> _Instruction_: Copy out every line exactly, passing over the pictures.

> _Data_:
[start]
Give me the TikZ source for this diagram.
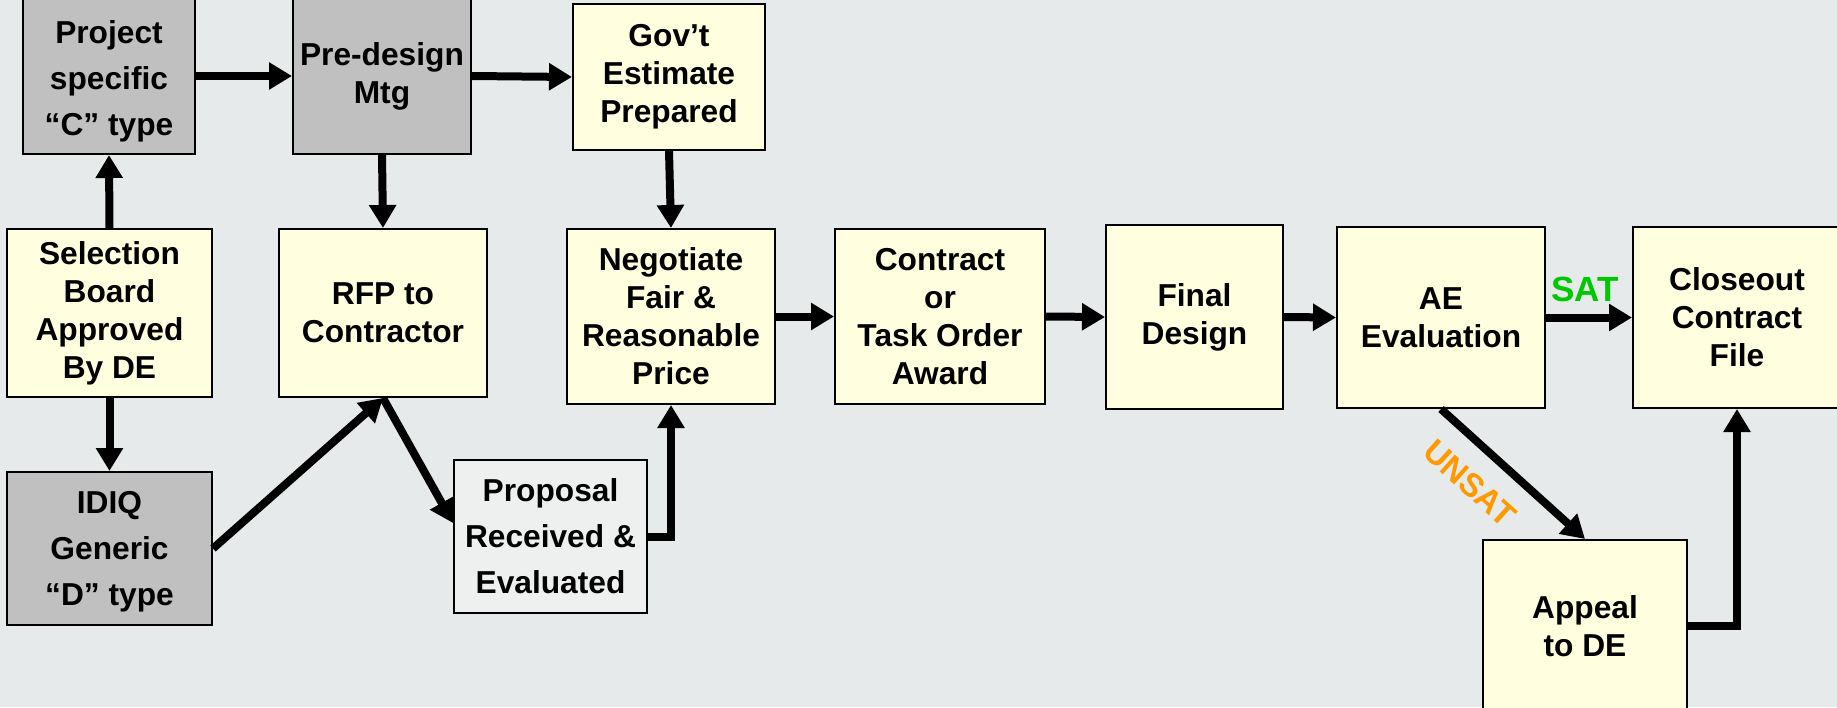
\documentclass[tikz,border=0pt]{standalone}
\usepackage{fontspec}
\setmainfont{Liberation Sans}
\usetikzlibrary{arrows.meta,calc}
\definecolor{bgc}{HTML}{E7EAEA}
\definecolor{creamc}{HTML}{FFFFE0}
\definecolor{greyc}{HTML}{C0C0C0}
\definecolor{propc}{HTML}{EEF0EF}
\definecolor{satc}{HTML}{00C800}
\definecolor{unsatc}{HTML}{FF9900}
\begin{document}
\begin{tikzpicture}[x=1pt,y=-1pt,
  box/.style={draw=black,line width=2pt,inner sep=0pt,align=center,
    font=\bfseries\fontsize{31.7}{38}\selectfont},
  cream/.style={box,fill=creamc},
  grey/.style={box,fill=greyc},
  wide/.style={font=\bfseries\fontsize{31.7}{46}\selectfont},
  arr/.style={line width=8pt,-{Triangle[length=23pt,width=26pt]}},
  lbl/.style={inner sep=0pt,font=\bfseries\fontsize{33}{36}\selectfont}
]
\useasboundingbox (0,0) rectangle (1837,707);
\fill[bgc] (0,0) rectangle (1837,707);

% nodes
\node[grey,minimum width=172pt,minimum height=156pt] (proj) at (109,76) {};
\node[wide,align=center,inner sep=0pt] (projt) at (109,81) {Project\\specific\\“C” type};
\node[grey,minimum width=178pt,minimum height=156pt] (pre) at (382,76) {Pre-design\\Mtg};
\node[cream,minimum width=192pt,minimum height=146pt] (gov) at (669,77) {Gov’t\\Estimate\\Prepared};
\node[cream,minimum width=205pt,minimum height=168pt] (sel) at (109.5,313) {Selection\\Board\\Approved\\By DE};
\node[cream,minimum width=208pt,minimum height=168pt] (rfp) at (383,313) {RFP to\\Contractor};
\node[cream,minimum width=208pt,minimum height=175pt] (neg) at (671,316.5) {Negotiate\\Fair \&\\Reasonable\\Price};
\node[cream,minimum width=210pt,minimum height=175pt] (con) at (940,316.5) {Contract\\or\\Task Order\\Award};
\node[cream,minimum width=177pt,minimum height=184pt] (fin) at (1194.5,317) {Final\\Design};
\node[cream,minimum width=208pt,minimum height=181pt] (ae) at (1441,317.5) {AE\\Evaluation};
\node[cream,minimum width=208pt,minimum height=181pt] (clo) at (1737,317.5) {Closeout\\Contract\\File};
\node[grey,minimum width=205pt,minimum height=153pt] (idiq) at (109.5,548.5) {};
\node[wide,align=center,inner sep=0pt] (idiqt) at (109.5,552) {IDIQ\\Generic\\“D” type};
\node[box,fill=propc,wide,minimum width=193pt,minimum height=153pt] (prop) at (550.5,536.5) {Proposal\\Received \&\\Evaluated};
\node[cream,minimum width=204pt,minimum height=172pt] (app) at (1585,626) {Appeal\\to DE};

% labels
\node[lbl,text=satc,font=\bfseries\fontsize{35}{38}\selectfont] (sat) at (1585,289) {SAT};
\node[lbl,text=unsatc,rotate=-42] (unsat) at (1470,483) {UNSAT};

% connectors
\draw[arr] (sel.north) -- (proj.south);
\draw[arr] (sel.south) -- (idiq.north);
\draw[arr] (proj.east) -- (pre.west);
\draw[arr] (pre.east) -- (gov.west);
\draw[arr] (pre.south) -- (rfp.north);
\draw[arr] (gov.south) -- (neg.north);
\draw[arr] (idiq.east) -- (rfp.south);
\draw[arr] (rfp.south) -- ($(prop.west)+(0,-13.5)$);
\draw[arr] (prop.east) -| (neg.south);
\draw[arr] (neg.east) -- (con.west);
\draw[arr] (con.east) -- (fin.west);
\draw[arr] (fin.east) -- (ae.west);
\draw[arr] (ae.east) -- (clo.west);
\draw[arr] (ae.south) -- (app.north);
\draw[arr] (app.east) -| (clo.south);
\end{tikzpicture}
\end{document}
[end]
> _Full response_:
Give me the TikZ source for this diagram.
\documentclass[tikz,border=0pt]{standalone}
\usepackage{fontspec}
\setmainfont{Liberation Sans}
\usetikzlibrary{arrows.meta,calc}
\definecolor{bgc}{HTML}{E7EAEA}
\definecolor{creamc}{HTML}{FFFFE0}
\definecolor{greyc}{HTML}{C0C0C0}
\definecolor{propc}{HTML}{EEF0EF}
\definecolor{satc}{HTML}{00C800}
\definecolor{unsatc}{HTML}{FF9900}
\begin{document}
\begin{tikzpicture}[x=1pt,y=-1pt,
  box/.style={draw=black,line width=2pt,inner sep=0pt,align=center,
    font=\bfseries\fontsize{31.7}{38}\selectfont},
  cream/.style={box,fill=creamc},
  grey/.style={box,fill=greyc},
  wide/.style={font=\bfseries\fontsize{31.7}{46}\selectfont},
  arr/.style={line width=8pt,-{Triangle[length=23pt,width=26pt]}},
  lbl/.style={inner sep=0pt,font=\bfseries\fontsize{33}{36}\selectfont}
]
\useasboundingbox (0,0) rectangle (1837,707);
\fill[bgc] (0,0) rectangle (1837,707);

% nodes
\node[grey,minimum width=172pt,minimum height=156pt] (proj) at (109,76) {};
\node[wide,align=center,inner sep=0pt] (projt) at (109,81) {Project\\specific\\“C” type};
\node[grey,minimum width=178pt,minimum height=156pt] (pre) at (382,76) {Pre-design\\Mtg};
\node[cream,minimum width=192pt,minimum height=146pt] (gov) at (669,77) {Gov’t\\Estimate\\Prepared};
\node[cream,minimum width=205pt,minimum height=168pt] (sel) at (109.5,313) {Selection\\Board\\Approved\\By DE};
\node[cream,minimum width=208pt,minimum height=168pt] (rfp) at (383,313) {RFP to\\Contractor};
\node[cream,minimum width=208pt,minimum height=175pt] (neg) at (671,316.5) {Negotiate\\Fair \&\\Reasonable\\Price};
\node[cream,minimum width=210pt,minimum height=175pt] (con) at (940,316.5) {Contract\\or\\Task Order\\Award};
\node[cream,minimum width=177pt,minimum height=184pt] (fin) at (1194.5,317) {Final\\Design};
\node[cream,minimum width=208pt,minimum height=181pt] (ae) at (1441,317.5) {AE\\Evaluation};
\node[cream,minimum width=208pt,minimum height=181pt] (clo) at (1737,317.5) {Closeout\\Contract\\File};
\node[grey,minimum width=205pt,minimum height=153pt] (idiq) at (109.5,548.5) {};
\node[wide,align=center,inner sep=0pt] (idiqt) at (109.5,552) {IDIQ\\Generic\\“D” type};
\node[box,fill=propc,wide,minimum width=193pt,minimum height=153pt] (prop) at (550.5,536.5) {Proposal\\Received \&\\Evaluated};
\node[cream,minimum width=204pt,minimum height=172pt] (app) at (1585,626) {Appeal\\to DE};

% labels
\node[lbl,text=satc,font=\bfseries\fontsize{35}{38}\selectfont] (sat) at (1585,289) {SAT};
\node[lbl,text=unsatc,rotate=-42] (unsat) at (1470,483) {UNSAT};

% connectors
\draw[arr] (sel.north) -- (proj.south);
\draw[arr] (sel.south) -- (idiq.north);
\draw[arr] (proj.east) -- (pre.west);
\draw[arr] (pre.east) -- (gov.west);
\draw[arr] (pre.south) -- (rfp.north);
\draw[arr] (gov.south) -- (neg.north);
\draw[arr] (idiq.east) -- (rfp.south);
\draw[arr] (rfp.south) -- ($(prop.west)+(0,-13.5)$);
\draw[arr] (prop.east) -| (neg.south);
\draw[arr] (neg.east) -- (con.west);
\draw[arr] (con.east) -- (fin.west);
\draw[arr] (fin.east) -- (ae.west);
\draw[arr] (ae.east) -- (clo.west);
\draw[arr] (ae.south) -- (app.north);
\draw[arr] (app.east) -| (clo.south);
\end{tikzpicture}
\end{document}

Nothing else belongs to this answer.